カルテにどのように書かれているかで算定方法が変わります。

①「Aq」表示の注射薬のみ場合 → 「注射用水」と合わせて算定する

②「Aq」表示の注射薬と、他の液体注射薬 → それぞれを合わせて算定する

①の場合で使用する「注射用水」は、薬価表の表示により次のように使いわけます。

・薬価欄の表示が「Aq」 → 「注射用水5ml」を使用

・薬価欄の表示が「静Aq」 → 「注射用水20ml」を使用

例でみてみましょう。

例1)ビクシリン注射用0.25g 250mg 1瓶

「Aq」の表示の注射薬のみです。
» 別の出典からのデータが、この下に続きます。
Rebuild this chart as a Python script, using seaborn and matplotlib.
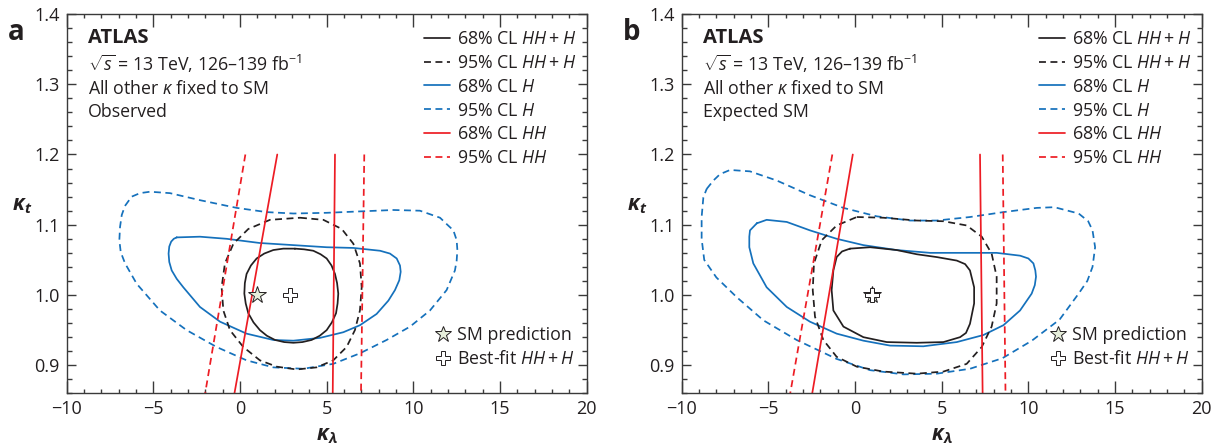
import numpy as np
import pandas as pd
import matplotlib
matplotlib.use("Agg")
import matplotlib.pyplot as plt
from matplotlib.lines import Line2D
import seaborn as sns

BLACK = "#231f20"
BLUE = "#1571bc"
RED = "#ed1c24"
STAR_FILL = "#e6eedb"

# ---- panel a: observed ----
A_HHH68_KL = [3.17, 3.7, 4.23, 4.65, 5.0, 5.28, 5.48, 5.6, 5.67, 5.63, 5.54, 5.3, 5.0, 4.6, 4.13, 3.6, 3.08, 2.55,
              2.02, 1.55, 1.15, 0.78, 0.48, 0.33, 0.25, 0.28, 0.38, 0.63, 0.96, 1.4, 1.92, 2.5]
A_HHH68_KT = [1.066, 1.065, 1.063, 1.058, 1.052, 1.042, 1.030, 1.017, 1.002, 0.988, 0.974, 0.961, 0.950, 0.942, 0.936,
              0.933, 0.932, 0.933, 0.936, 0.942, 0.950, 0.961, 0.974, 0.988, 1.002, 1.017, 1.030, 1.042, 1.052, 1.059,
              1.064, 1.066]
A_HHH95_KL = [3.46, 4.81, 5.87, 6.54, 6.92, 7.02, 6.92, 6.63, 6.15, 5.38, 4.42, 3.27, 2.12, 1.15, 0.19, -0.58, -0.96,
              -1.06, -0.87, -0.38, 0.48, 1.73]
A_HHH95_KT = [1.110, 1.107, 1.094, 1.073, 1.045, 1.011, 0.978, 0.950, 0.926, 0.907, 0.897, 0.894, 0.898, 0.907, 0.926,
              0.950, 0.978, 1.011, 1.045, 1.073, 1.094, 1.107]
A_H68_KL = [-3.65, -2.31, -0.77, 1.15, 3.08, 5.0, 6.54, 8.08, 8.65, 9.04, 9.23, 9.27, 9.19, 8.94, 8.56, 7.88, 6.92,
            5.96, 4.62, 3.08, 1.92, 0.38, -1.15, -2.31, -3.27, -3.65, -3.94, -4.08, -4.12, -4.08, -3.97, -3.82]
A_H68_KT = [1.082, 1.083, 1.080, 1.074, 1.071, 1.068, 1.067, 1.063, 1.059, 1.052, 1.042, 1.033, 1.021, 1.007, 0.992,
            0.973, 0.957, 0.947, 0.939, 0.935, 0.936, 0.945, 0.962, 0.983, 1.011, 1.023, 1.035, 1.047, 1.059, 1.069,
            1.076, 1.080]
A_H95_KL = [-6.63, -6.25, -5.77, -5.19, -4.04, -2.31, -0.19, 1.54, 3.08, 5.0, 6.92, 8.85, 10.38, 11.54, 11.92, 12.31,
            12.50, 12.54, 12.50, 12.40, 11.92, 10.96, 9.81, 8.46, 6.92, 5.38, 3.65, 1.92, 0.38, -1.35, -3.08, -4.62,
            -5.96, -6.63, -6.88, -6.96, -6.92, -6.82]
A_H95_KT = [1.127, 1.140, 1.145, 1.147, 1.145, 1.135, 1.124, 1.118, 1.116, 1.117, 1.119, 1.121, 1.120, 1.110, 1.101,
            1.092, 1.078, 1.064, 1.049, 1.035, 1.007, 0.978, 0.955, 0.936, 0.917, 0.902, 0.895, 0.897, 0.907, 0.926,
            0.950, 0.978, 1.016, 1.045, 1.061, 1.078, 1.097, 1.114]
A_HH68_LEFT = [2.15, -0.32]
A_HH68_RIGHT = [5.48, 5.35]
A_HH95_LEFT = [0.31, -2.01]
A_HH95_RIGHT = [7.17, 6.98]
A_BEST = (2.88, 1.0)

# ---- panel b: expected SM ----
B_HHH68_KL = [-0.29, 0.87, 2.40, 3.56, 4.71, 5.87, 6.35, 6.63, 6.87, 6.87, 6.63, 6.4, 6.06, 5.10, 3.56, 1.83, 0.48,
              -0.67, -1.25, -1.35, -1.25, -1.06, -0.75]
B_HHH68_KT = [1.066, 1.068, 1.064, 1.058, 1.054, 1.049, 1.044, 1.035, 1.011, 0.988, 0.959, 0.946, 0.940, 0.933, 0.932,
              0.933, 0.940, 0.955, 0.978, 1.007, 1.035, 1.054, 1.062]
B_HHH95_KL = [0.10, 1.63, 3.56, 5.10, 6.44, 7.31, 7.88, 8.17, 8.17, 7.88, 7.31, 6.44, 5.10, 3.56, 1.63, 0.10, -1.06,
              -1.83, -2.31, -2.44, -2.37, -1.92, -1.06]
B_HHH95_KT = [1.111, 1.110, 1.106, 1.105, 1.099, 1.083, 1.059, 1.026, 0.988, 0.955, 0.926, 0.902, 0.891, 0.888, 0.891,
              0.898, 0.912, 0.936, 0.969, 1.007, 1.045, 1.078, 1.099]
B_H68_KL = [-5.67, -5.10, -3.94, -2.60, -1.06, 0.48, 2.40, 4.33, 6.25, 8.17, 9.52, 10.0, 10.29, 10.40, 10.44, 10.37,
            10.19, 9.52, 8.56, 7.40, 5.87, 3.94, 2.02, 0.48, -1.06, -2.60, -3.94, -5.10, -5.87, -5.96, -6.10, -6.10,
            -6.06]
B_H68_KT = [1.102, 1.107, 1.104, 1.092, 1.080, 1.071, 1.064, 1.060, 1.060, 1.060, 1.056, 1.052, 1.045, 1.035, 1.026,
            1.014, 1.002, 0.978, 0.957, 0.943, 0.933, 0.927, 0.928, 0.935, 0.945, 0.962, 0.983, 1.011, 1.045, 1.054,
            1.068, 1.083, 1.092]
B_H95_KL = [-8.56, -8.17, -7.79, -7.21, -6.06, -4.52, -2.60, -0.67, 1.25, 3.17, 4.71, 6.63, 8.56, 10.48, 11.5, 12.9,
            13.45, 13.7, 13.85, 13.7, 13.4, 12.9, 11.8, 10.2, 8.5, 6.63, 4.71, 2.79, 0.87, -1.06, -3.37, -5.29, -6.83,
            -8.0, -8.7, -8.85, -8.85, -8.75]
B_H95_KT = [1.151, 1.163, 1.172, 1.178, 1.176, 1.163, 1.142, 1.124, 1.112, 1.106, 1.106, 1.111, 1.118, 1.124, 1.125,
            1.116, 1.105, 1.092, 1.068, 1.040, 1.020, 1.002, 0.965, 0.935, 0.910, 0.895, 0.888, 0.887, 0.893, 0.909,
            0.936, 0.964, 0.997, 1.025, 1.050, 1.080, 1.111, 1.139]
B_HH68_LEFT = [-0.13, -2.47]
B_HH68_RIGHT = [7.21, 7.36]
B_HH95_LEFT = [-1.31, -3.74]
B_HH95_RIGHT = [8.52, 8.68]
B_BEST = (1.0, 1.0)

HH_KT = [1.2, 0.86]
SM_POINT = (1.0, 1.0)

PANEL_LETTERS = ["a", "b"]
STATUS = ["Observed", "Expected SM"]
LEGEND_LABELS = [r"68% CL $HH + H$", r"95% CL $HH + H$", r"68% CL $H$",
                 r"95% CL $H$", r"68% CL $HH$", r"95% CL $HH$"]

sns.set_theme(style="ticks")
FONT = "Open Sans"
plt.rcParams["font.family"] = [FONT, "DejaVu Sans"]
plt.rcParams["mathtext.fontset"] = "custom"
plt.rcParams["mathtext.rm"] = FONT
plt.rcParams["mathtext.it"] = FONT + ":italic"
plt.rcParams["mathtext.bf"] = FONT + ":bold"
plt.rcParams["mathtext.bfit"] = FONT + ":italic:bold"
plt.rcParams["text.color"] = BLACK
plt.rcParams["axes.labelcolor"] = BLACK

DASH = (0, (4, 2.6))
LW = 1.25
FS = 12.8


def closed(kl, kt):
    return pd.DataFrame({"kl": list(kl) + [kl[0]], "kt": list(kt) + [kt[0]]})


def draw_panel(ax, contours, hh_lines, best, letter, status):
    for kl, kt, color, ls in contours:
        sns.lineplot(data=closed(kl, kt), x="kl", y="kt", sort=False, estimator=None,
                     color=color, linestyle=ls, linewidth=LW, ax=ax)
    for kl, ls in hh_lines:
        sns.lineplot(x=kl, y=HH_KT, sort=False, estimator=None, color=RED,
                     linestyle=ls, linewidth=LW, ax=ax)

    ax.plot(*SM_POINT, marker="*", markersize=13, markerfacecolor=STAR_FILL,
            markeredgecolor=BLACK, markeredgewidth=0.7, linestyle="none", zorder=5)
    ax.plot(*best, marker="P", markersize=10, markerfacecolor="white",
            markeredgecolor=BLACK, markeredgewidth=0.7, linestyle="none", zorder=6)

    ax.set_xlim(-10, 20)
    ax.set_ylim(0.86, 1.4)
    ax.set_xticks(np.arange(-10, 21, 5))
    ax.set_xticks(np.arange(-10, 21, 1), minor=True)
    ax.set_yticks(np.arange(0.9, 1.41, 0.1))
    ax.set_yticks(np.arange(0.86, 1.401, 0.02), minor=True)
    ax.set_yticklabels([f"{v:.1f}" for v in np.arange(0.9, 1.41, 0.1)])
    ax.tick_params(which="both", direction="in", top=True, right=True,
                   color="#3a3a3a", width=1.0, labelsize=13, labelcolor=BLACK)
    ax.tick_params(axis="x", which="major", length=9, pad=5)
    ax.tick_params(axis="x", which="minor", length=3)
    ax.tick_params(axis="y", which="major", length=6.7, pad=5)
    ax.tick_params(axis="y", which="minor", length=3.6)
    for sp in ax.spines.values():
        sp.set_linewidth(1.0)
        sp.set_color("#3a3a3a")

    ax.set_xlabel(r"$\mathbfit{\kappa_\lambda}$", fontsize=15, labelpad=5)
    ax.set_ylabel(r"$\mathbfit{\kappa_t}$", fontsize=15, rotation=0, ha="center", va="center")
    ax.yaxis.set_label_coords(-0.086, 0.496)

    tr = ax.transAxes
    ax.text(0.041, 0.9235, "ATLAS", fontsize=14.5, fontweight="bold", transform=tr, va="baseline")
    ax.text(0.041, 0.850, r"$\sqrt{s}$ = 13 TeV, 126–139 fb$^{-1}$", fontsize=FS, transform=tr, va="baseline")
    ax.text(0.041, 0.789, r"All other $\kappa$ fixed to SM", fontsize=FS, transform=tr, va="baseline")
    ax.text(0.041, 0.728, status, fontsize=FS, transform=tr, va="baseline")
    ax.text(-0.113, 0.95, letter, fontsize=20, fontweight="bold", transform=tr, va="center")

    styles = [(BLACK, "-"), (BLACK, DASH), (BLUE, "-"), (BLUE, DASH), (RED, "-"), (RED, DASH)]
    handles = [Line2D([0], [0], color=c, linestyle=s, linewidth=LW) for c, s in styles]
    leg1 = ax.legend(handles, LEGEND_LABELS, loc="upper left", bbox_to_anchor=(0.687, 0.958),
                     frameon=False, fontsize=FS, handlelength=1.46, handletextpad=0.4,
                     labelspacing=0.33, borderpad=0, borderaxespad=0)
    ax.add_artist(leg1)
    mk = [Line2D([0], [0], marker="*", markersize=12, markerfacecolor=STAR_FILL,
                 markeredgecolor=BLACK, markeredgewidth=0.7, linestyle="none"),
          Line2D([0], [0], marker="P", markersize=9.5, markerfacecolor="white",
                 markeredgecolor=BLACK, markeredgewidth=0.7, linestyle="none")]
    ax.legend(mk, ["SM prediction", r"Best-fit $HH + H$"], loc="upper left",
              bbox_to_anchor=(0.706, 0.177), frameon=False, fontsize=FS,
              handlelength=1.0, handletextpad=0.3, labelspacing=0.33,
              borderpad=0, borderaxespad=0)


fig = plt.figure(figsize=(12.23, 4.47), dpi=100)
ax_a = fig.add_axes([0.0545, 0.120, 0.4252, 0.8487])
ax_b = fig.add_axes([0.5574, 0.120, 0.4252, 0.8487])

draw_panel(ax_a,
           [(A_H95_KL, A_H95_KT, BLUE, DASH), (A_H68_KL, A_H68_KT, BLUE, "-"),
            (A_HHH95_KL, A_HHH95_KT, BLACK, DASH), (A_HHH68_KL, A_HHH68_KT, BLACK, "-")],
           [(A_HH68_LEFT, "-"), (A_HH68_RIGHT, "-"), (A_HH95_LEFT, DASH), (A_HH95_RIGHT, DASH)],
           A_BEST, PANEL_LETTERS[0], STATUS[0])
draw_panel(ax_b,
           [(B_H95_KL, B_H95_KT, BLUE, DASH), (B_H68_KL, B_H68_KT, BLUE, "-"),
            (B_HHH95_KL, B_HHH95_KT, BLACK, DASH), (B_HHH68_KL, B_HHH68_KT, BLACK, "-")],
           [(B_HH68_LEFT, "-"), (B_HH68_RIGHT, "-"), (B_HH95_LEFT, DASH), (B_HH95_RIGHT, DASH)],
           B_BEST, PANEL_LETTERS[1], STATUS[1])

fig.savefig("out.png", dpi=100)
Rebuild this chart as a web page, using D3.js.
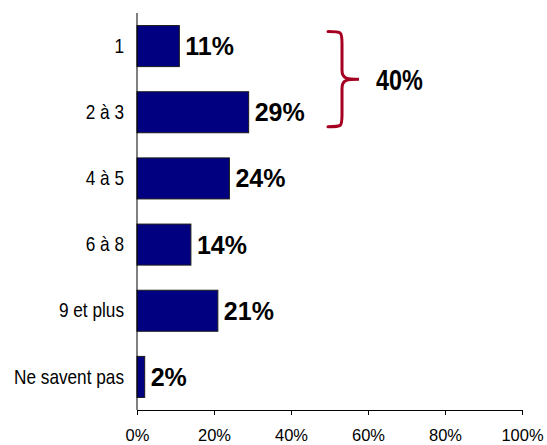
<!DOCTYPE html>
<html>
<head>
<meta charset="utf-8">
<script src="https://cdn.jsdelivr.net/npm/d3@7/dist/d3.min.js"></script>
<style>
  html, body { margin: 0; padding: 0; background: #fff; }
  svg { display: block; }
</style>
</head>
<body>
<svg id="chart" width="547" height="445"></svg>
<script>
const categories = ["1", "2 à 3", "4 à 5", "6 à 8", "9 et plus", "Ne savent pas"];
const values = [11, 29, 24, 14, 21, 2];
const tickValues = [0, 20, 40, 60, 80, 100];
const groupLabel = "40%";
const groupCategories = ["1", "2 à 3"];

const svg = d3.select("#chart");
const margin = { left: 137, right: 25, top: 13, bottom: 35 };
const W = 547, H = 445;

const x = d3.scaleLinear().domain([0, 100]).range([margin.left, W - margin.right]);
const y = d3.scaleBand().domain(categories).range([margin.top, H - margin.bottom]).paddingInner(0.38).paddingOuter(0.19);

const sans = "'Liberation Sans', Arial, sans-serif";

// bars
svg.append("g").selectAll("rect").data(values).join("rect")
  .attr("x", x(0))
  .attr("y", (d, i) => y(categories[i]))
  .attr("width", d => x(d) - x(0))
  .attr("height", y.bandwidth())
  .attr("fill", "#000080")
  .attr("stroke", "#1a1a1a")
  .attr("stroke-width", 1);

// x axis
const xAxis = d3.axisBottom(x).tickValues(tickValues).tickFormat(d => d + "%").tickSize(5).tickSizeOuter(0);
const gx = svg.append("g").attr("transform", `translate(0,${H - margin.bottom})`).call(xAxis);
gx.select(".domain").attr("stroke", "#000");
gx.selectAll(".tick line").attr("stroke", "#000");
gx.selectAll(".tick text").attr("font-family", sans).attr("font-size", 16.5).attr("fill", "#000").attr("y", 31).attr("dy", 0);

// y axis
const yAxis = d3.axisLeft(y).tickSize(0).tickPadding(0);
const gy = svg.append("g").attr("transform", `translate(${x(0)},0)`).call(yAxis);
gy.select(".domain").attr("stroke", "#000").attr("d", `M0,${margin.top}V${H - margin.bottom}`);
gy.selectAll(".tick text")
  .attr("font-family", sans).attr("font-size", 21).attr("fill", "#000")
  .attr("x", 0)
  .attr("transform", "translate(-13,0) scale(0.82,1)");

// value labels
svg.append("g").selectAll("text").data(values).join("text")
  .attr("x", d => x(d) + 6)
  .attr("y", (d, i) => y(categories[i]) + y.bandwidth() / 2)
  .attr("dy", "0.36em")
  .attr("font-family", sans)
  .attr("font-weight", "bold")
  .attr("font-size", 25)
  .attr("fill", "#000")
  .text(d => d + "%");

// bracket
const y0 = y(groupCategories[0]) + 6;
const y1 = y(groupCategories[groupCategories.length - 1]) + y.bandwidth() - 6;
const ym = (y0 + y1) / 2;
const bx = 328, vx = 342, tx = 359;
const path = `M${bx},${y0} C${vx},${y0} ${vx},${y0} ${vx},${y0 + 12} L${vx},${ym - 9} C${vx},${ym} ${vx + 6},${ym} ${tx},${ym}
  C${vx + 6},${ym} ${vx},${ym} ${vx},${ym + 9} L${vx},${y1 - 12} C${vx},${y1} ${vx},${y1} ${bx},${y1}`;
svg.append("path").attr("d", path).attr("fill", "none").attr("stroke", "#A50021").attr("stroke-width", 3).attr("stroke-linecap", "round");

svg.append("text")
  .attr("x", 0).attr("y", 0)
  .attr("transform", `translate(376,${ym}) scale(0.78,1)`)
  .attr("dy", "0.36em")
  .attr("font-family", sans)
  .attr("font-weight", "bold")
  .attr("font-size", 30)
  .attr("fill", "#000")
  .text(groupLabel);
</script>
</body>
</html>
このままでは注射できませんので「注射用水5ml」と合わせて算定します。

ビクシリン注射用0.25g 250mg 1瓶 151円 + 注射用水5ml 1管 61円 = 212円

212円 ÷ 10 = 21.2 → 21点

例2)ビクシリン注射用0.25g 250mg 1瓶

   生理食塩液100ml 1袋

「Aq」表示の注射薬と生理食塩液を合わせた注射です。

この場合は注射用水を使用しません。

ビクシリン注射用0.25g 250mg 1瓶 151円 + 生理食塩液100ml 1袋 113円 = 264円

264円 ÷ 10 = 26.4 → 26点

特定保険医療材料料

特定保険医療材料料とは、厚生労働大臣によって定められた医療材料のことで、注射をする際これらの材料を使用する場合があります。

主なものは次のとおりです。

価格で表示されているため、使用した場合は次の計算式を用い点数になおします。

・材料価格/10(小数点以下は四捨五入)

注射で特定保険医療材料を使用することは少ないので、ここでは詳しく説明は省きます。

算定例とレセプト記入

それではコード別に算定してみましょう。

皮内、皮下及び筋肉内注射(コード31)

例) 3/16 inj ぺチロルファン注射液 1ml 1A  im

「inj」は「injection(注射)」の意味で、「im」は「皮下注射」の意味です。

ぺチロルファン注射液1m1管を、皮下注射したということになります。

・薬剤料・・・ぺチロルファン注射液1ml1A → 350円 ÷ 10 = 35 → 35点

・実施料・・・20点

・麻薬加算・・・5点

レセプトは次のようになります。

摘要欄には、使用した薬剤の品名、規格、使用本数を記入します。

薬剤料と実施料(加算を含む)の点数(60点)は合わせて記入し、実施回数(×1)も記入します。

点数欄には、1カ月分の合計回数と合計点数を記入します。

静脈内注射(コード32)

例)6歳未満の患者

 3/24 inj ネオフィリン注250mg 2.5%10ml 0.8A  iv

「iv」は「静脈内注射」の意味です。 

・薬剤料・・・ネオフィリン注250mg 2.5%10ml 1A → 92円 ÷ 10 = 9.2(五捨五超入) → 9点

管(アンプル)入りの薬剤は静脈内注射に関わらず、1管分を使用していない場合(0.8A)でも、残液は廃棄するため1管分(1A)で算定します。

・実施料・・・32点 + 45点(6歳未満) = 77点

レセプトは次のようになります。

管(アンプル)入りの薬剤は、1本分の算定でもレセプトに記入する際には、実際の使用量(0.8A)で記入します。

その他の注射(コード33)

例)6歳以上

4/1 DIV ブドウ糖注射液 5%500ml 1袋

「DIV」は「点滴注射」の意味です。

・薬剤料・・・ブドウ糖注射液 5%500ml 1袋 → 174円 ÷ 10 = 17.4(五捨五超入) → 17点

・実施料・・・6歳以上、500ml以上の点数 → 98点

レセプトは次のようになります。

「33その他」では、注射名と薬剤料は別々に記入します。

点数欄の回数は、注射の実施回数ではなく、摘要欄に記入した回数を合計して記入します。